To answer your CPU question: CPUs have thermal sensors, probably the highest number in the machine as they work with clock speed scaling and the CPU is in the top 2 most expensive components. But each of these sensors is covering a large area, which may not heat up evenly under low loads.

A heavy load is the easy case and the one they're designed to detect: the CPU core is fully loaded, it's generating maximum heat, and the entire core area will heat up quickly.

A light load is harder to detect. Depending on die design and sensor placement, one corner of a core may heat up in a way the sensor doesn't detect well at low CPU loads.

These sensors are also only accurate "enough". This corner of a core may have to get to 110C before the sensor realizes it's overheating and throttles it. It could sit for hours at 105C, very slowly toasting itself.

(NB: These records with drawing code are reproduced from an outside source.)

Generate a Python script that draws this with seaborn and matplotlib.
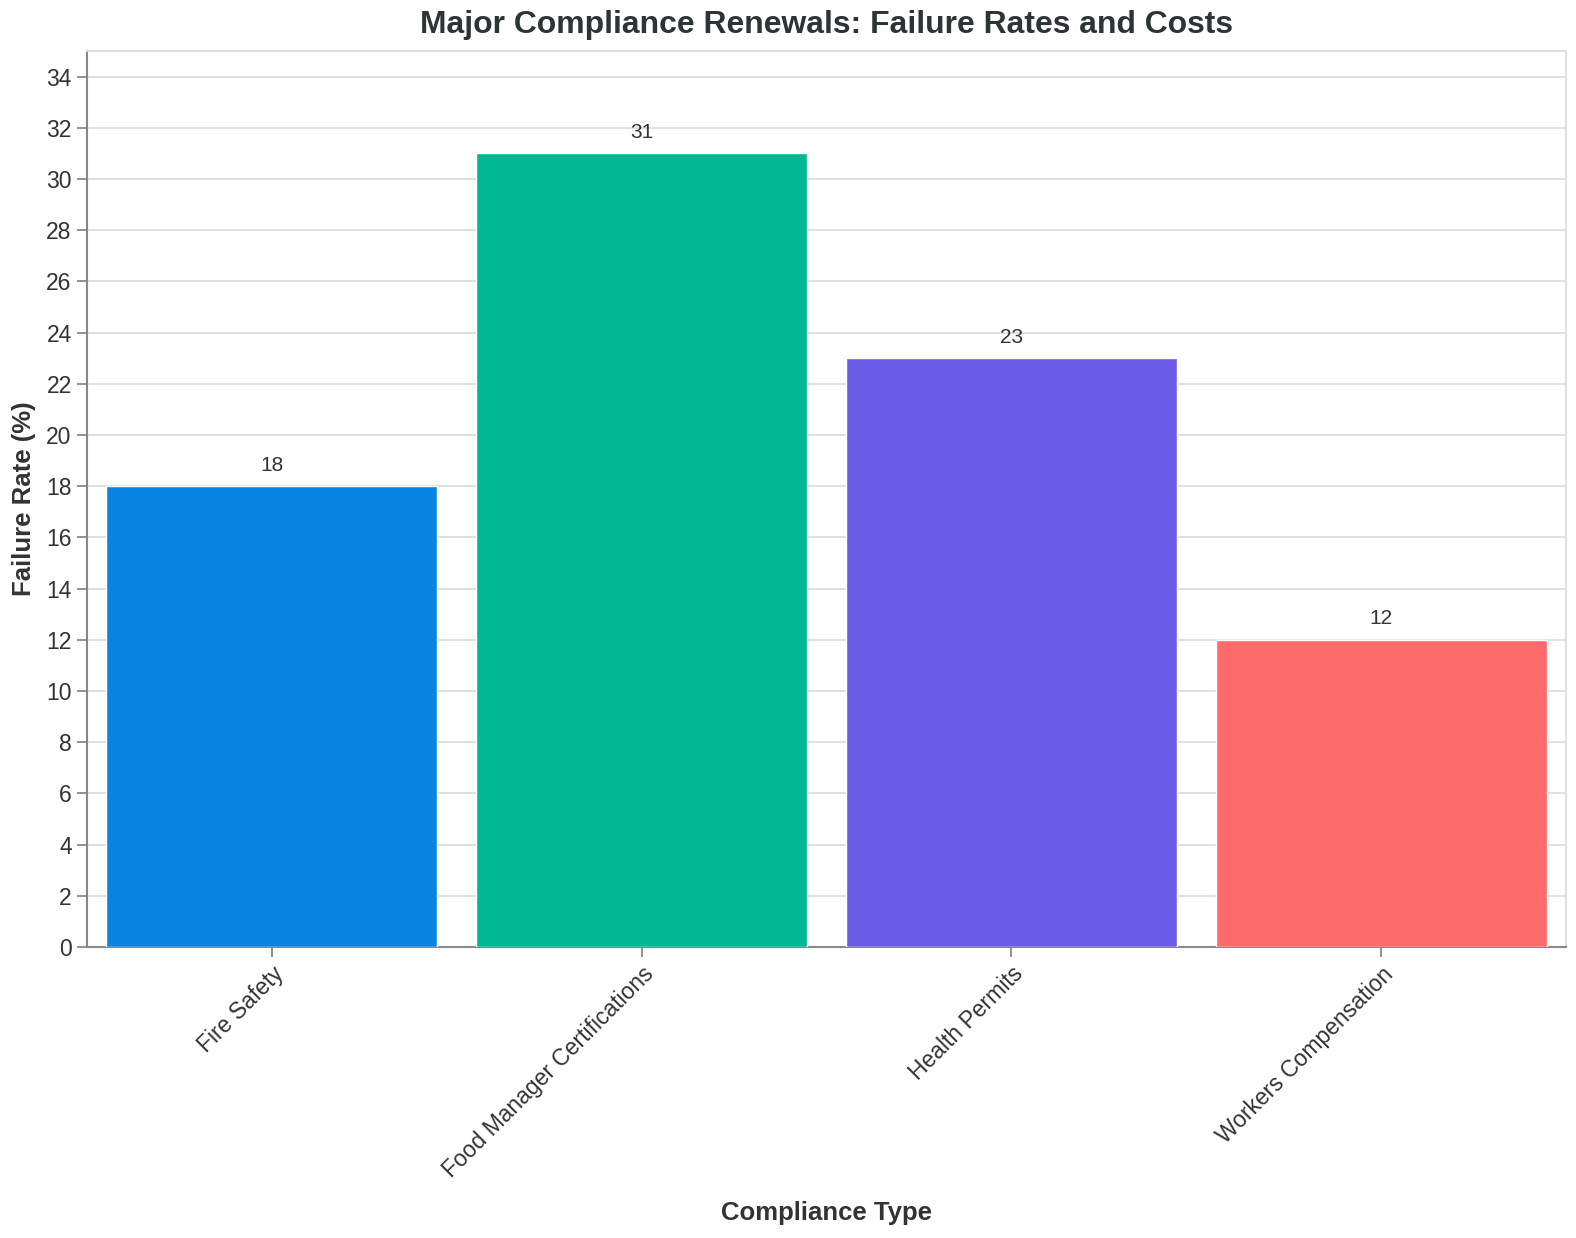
import matplotlib
matplotlib.use("Agg")
import matplotlib.pyplot as plt
import seaborn as sns
import pandas as pd

categories = ["Fire Safety", "Food Manager Certifications", "Health Permits", "Workers Compensation"]
failure_rates = [18, 31, 23, 12]
colors = ["#0984e3", "#00b894", "#6c5ce7", "#ff6b6b"]
y_ticks = list(range(0, 35, 2))
title_text = "Major Compliance Renewals: Failure Rates and Costs"

df = pd.DataFrame({"Compliance Type": categories, "Failure Rate (%)": failure_rates})

sns.set_theme(style="white")
plt.rcParams["font.family"] = ["Liberation Sans", "DejaVu Sans"]

W, H = 1576, 1238
fig = plt.figure(figsize=(W / 100, H / 100), dpi=100)
ax = fig.add_axes([0.0552, 0.235, 0.9385, 0.7238])

sns.barplot(data=df, x="Compliance Type", y="Failure Rate (%)", hue="Compliance Type",
            palette=colors, order=categories, hue_order=categories, width=0.895,
            legend=False, ax=ax, saturation=1, zorder=3)

ax.set_ylim(0, 35)
ax.set_xlim(-0.5, 3.5)
ax.set_yticks(y_ticks)
ax.yaxis.grid(True, color="#dddddd", linewidth=1.3, zorder=0)
ax.axhline(35, color="#dddddd", linewidth=1.3, zorder=0)
ax.set_axisbelow(True)

for s in ["top", "right"]:
    ax.spines[s].set_color("#dddddd")
    ax.spines[s].set_linewidth(1.3)
for s in ["left", "bottom"]:
    ax.spines[s].set_color("#888888")
    ax.spines[s].set_linewidth(1.5)

ax.tick_params(axis="both", which="both", length=7, width=1.3, color="#888888",
               labelsize=16.5, labelcolor="#333333", left=True, bottom=True, pad=4)
plt.setp(ax.get_xticklabels(), rotation=45, ha="right", rotation_mode="anchor")

for i, v in enumerate(failure_rates):
    ax.text(i, v + 0.45, f"{v}", ha="center", va="bottom", fontsize=15, color="#333333")

ax.set_xlabel("Compliance Type", fontsize=18.5, fontweight="bold", color="#333333", va="center")
ax.set_ylabel("Failure Rate (%)", fontsize=18.5, fontweight="bold", color="#333333", va="center")
ax.xaxis.set_label_coords(0.5, -0.297)
ax.yaxis.set_label_coords(-0.0428, 0.5)

# title: fit to the reference width (~814 px), centred over the plot area
title_cx = (0.0552 + 0.9385 / 2)
t = fig.text(title_cx, 1 - 32.5 / H, title_text, ha="center", va="baseline",
             fontsize=21, fontweight="bold", color="#2d3436")
fig.canvas.draw()
r = fig.canvas.get_renderer()
w = t.get_window_extent(r).width
t.set_fontsize(21 * 814 / w)

fig.savefig("out.png", dpi=100, facecolor="white")
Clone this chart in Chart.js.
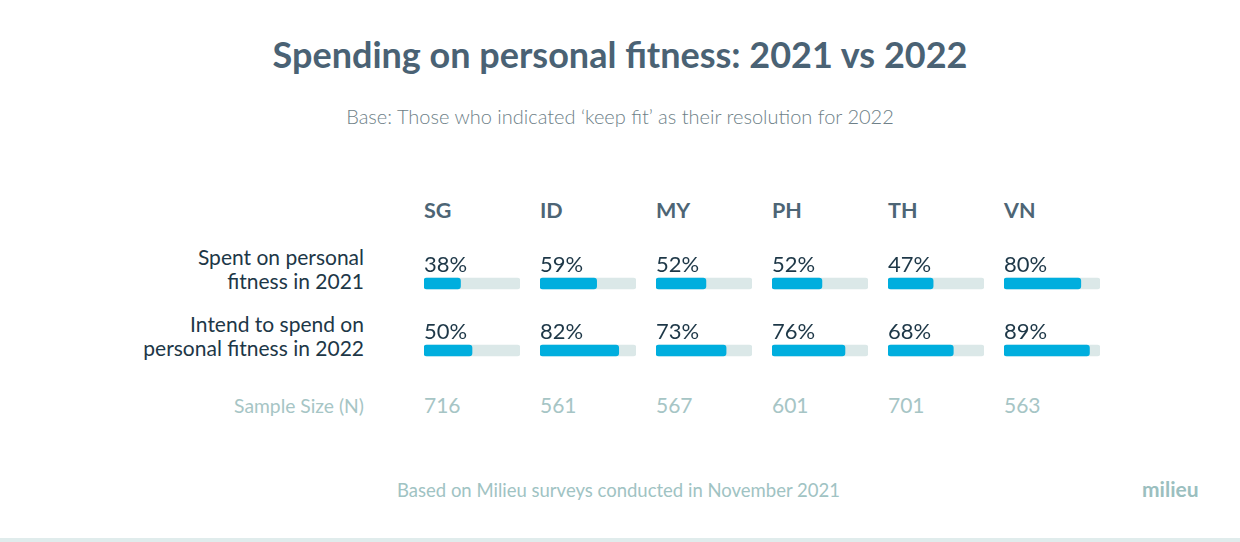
<!DOCTYPE html>
<html>
<head>
<meta charset="utf-8">
<script src="https://cdn.jsdelivr.net/npm/chart.js@4"></script>
<style>
  body { margin: 0; width: 1240px; height: 542px; background: #fff; font-family: Lato, sans-serif; position: relative; overflow: hidden; }
  .abs { position: absolute; white-space: nowrap; }
  #title { left: 0; width: 1240px; top: 32px; text-align: center; font-size: 36px; font-weight: 700; color: #4a6274; }
  #subtitle { left: 0; width: 1240px; top: 104px; text-align: center; font-size: 20px; font-weight: 300; color: #6e7f88; }
  .country { top: 197px; font-size: 21.5px; font-weight: 700; color: #4d6575; }
  .rowLabel { right: 876px; text-align: right; font-size: 21px; line-height: 24px; color: #1d3747; }
  .sample { top: 392px; font-size: 21px; color: #a6c5c5; }
  #sampleLabel { right: 876px; top: 394px; font-size: 19.3px; color: #a6c5c5; }
  #footer { left: 397px; top: 479px; font-size: 18.5px; color: #a0c3c3; }
  #logo { left: 1142px; top: 476px; font-size: 21px; font-weight: 700; color: #9bbfbf; }
  #bottomLine { left: 0; top: 538px; width: 1240px; height: 4px; background: #e0ecec; }
  canvas.mini { position: absolute; }
</style>
</head>
<body>
<div id="title" class="abs">Spending on personal fitness: 2021 vs 2022</div>
<div id="subtitle" class="abs">Base: Those who indicated ‘keep fit’ as their resolution for 2022</div>
<div class="abs rowLabel" style="top:245px">Spent on personal<br>fitness in 2021</div>
<div class="abs rowLabel" style="top:312px">Intend to spend on<br>personal fitness in 2022</div>
<div id="sampleLabel" class="abs">Sample Size (N)</div>
<div id="footer" class="abs">Based on Milieu surveys conducted in November 2021</div>
<div id="logo" class="abs">milieu</div>
<div id="bottomLine" class="abs"></div>

<script>
let countries = ["SG", "ID", "MY", "PH", "TH", "VN"];
let rowNames = ["Spent on personal fitness in 2021", "Intend to spend on personal fitness in 2022"];
let spent2021 = [38, 59, 52, 52, 47, 80];
let intend2022 = [50, 82, 73, 76, 68, 89];
let sampleSizes = [716, 561, 567, 601, 701, 563];

let colLeft = 424;
let colStep = 116;

// percentage text above each blue bar
const pctLabels = {
  id: "pctLabels",
  afterDatasetsDraw(chart) {
    const ctx = chart.ctx;
    const meta = chart.getDatasetMeta(0);
    ctx.save();
    ctx.font = "22px Lato, sans-serif";
    ctx.fillStyle = "#1d3747";
    ctx.textBaseline = "alphabetic";
    ctx.textAlign = "left";
    meta.data.forEach((bar, i) => {
      const v = chart.data.datasets[0].data[i];
      ctx.fillText(v + "%", chart.chartArea.left, bar.y - 12);
    });
    ctx.restore();
  }
};

countries.forEach((c, i) => {
  const x = colLeft + i * colStep;

  const head = document.createElement("div");
  head.className = "abs country";
  head.style.left = x + "px";
  head.textContent = c;
  document.body.appendChild(head);

  const n = document.createElement("div");
  n.className = "abs sample";
  n.style.left = x + "px";
  n.textContent = sampleSizes[i];
  document.body.appendChild(n);

  const cv = document.createElement("canvas");
  cv.className = "mini";
  cv.style.left = x + "px";
  cv.style.top = "240px";
  cv.style.width = "96px";
  cv.style.height = "144px";
  cv.width = 96;
  cv.height = 144;
  document.body.appendChild(cv);

  new Chart(cv.getContext("2d"), {
    type: "bar",
    data: {
      labels: rowNames,
      datasets: [
        {
          data: [spent2021[i], intend2022[i]],
          backgroundColor: "#00aede",
          barThickness: 11,
          borderRadius: 3,
          borderSkipped: false,
          grouped: false,
          order: 0
        },
        {
          data: [100, 100],
          backgroundColor: "#dbe8e8",
          barThickness: 11,
          borderRadius: 3,
          borderSkipped: false,
          grouped: false,
          order: 1
        }
      ]
    },
    options: {
      indexAxis: "y",
      responsive: false,
      animation: false,
      devicePixelRatio: 1,
      layout: { padding: { top: 10, left: 0, right: 0, bottom: 0 } },
      scales: {
        x: { min: 0, max: 100, display: false },
        y: { display: false }
      },
      plugins: {
        legend: { display: false },
        tooltip: { enabled: false }
      }
    },
    plugins: [pctLabels]
  });
});
</script>
</body>
</html>
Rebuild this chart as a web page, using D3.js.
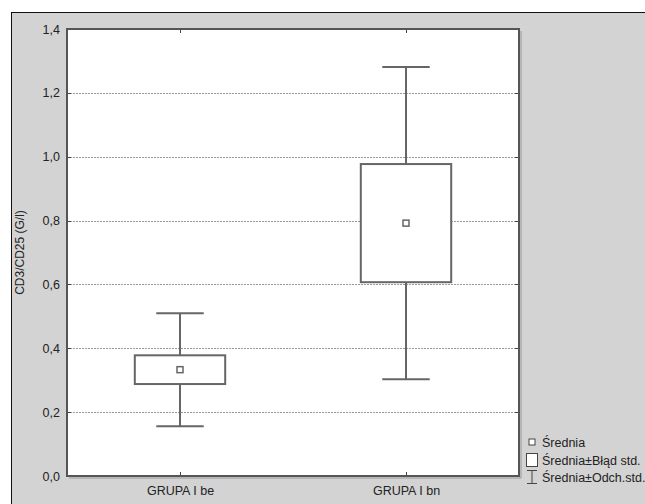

But CPUs are, generally, actively cooled or have large heatsinks, so this is less of an issue in practice... though wrapping a laptop in a blanket overnight might make it an issue.

To move on beyond CPUs: There are many thermally sensitive components in a laptop. Some of them have thermal sensors. Others do not. Almost all of them rely on convection to shed heat. Leaving the laptop effectively "on" and in a bag overnight may bring them to a temperature that damages them.



Light load over a long period of time will result in a fairly uniform temperature distribution. It sounds like the system must have no "general" temperature sensor measuring the air temperature inside the machine (or chassis temperature).

Probably some small component on the logic board generates a bit of heat, requiring a certain "internal ambient" temperature, and the designers (never having thought to test it with restricted airflow) never noticed the implicit assumptions they had made.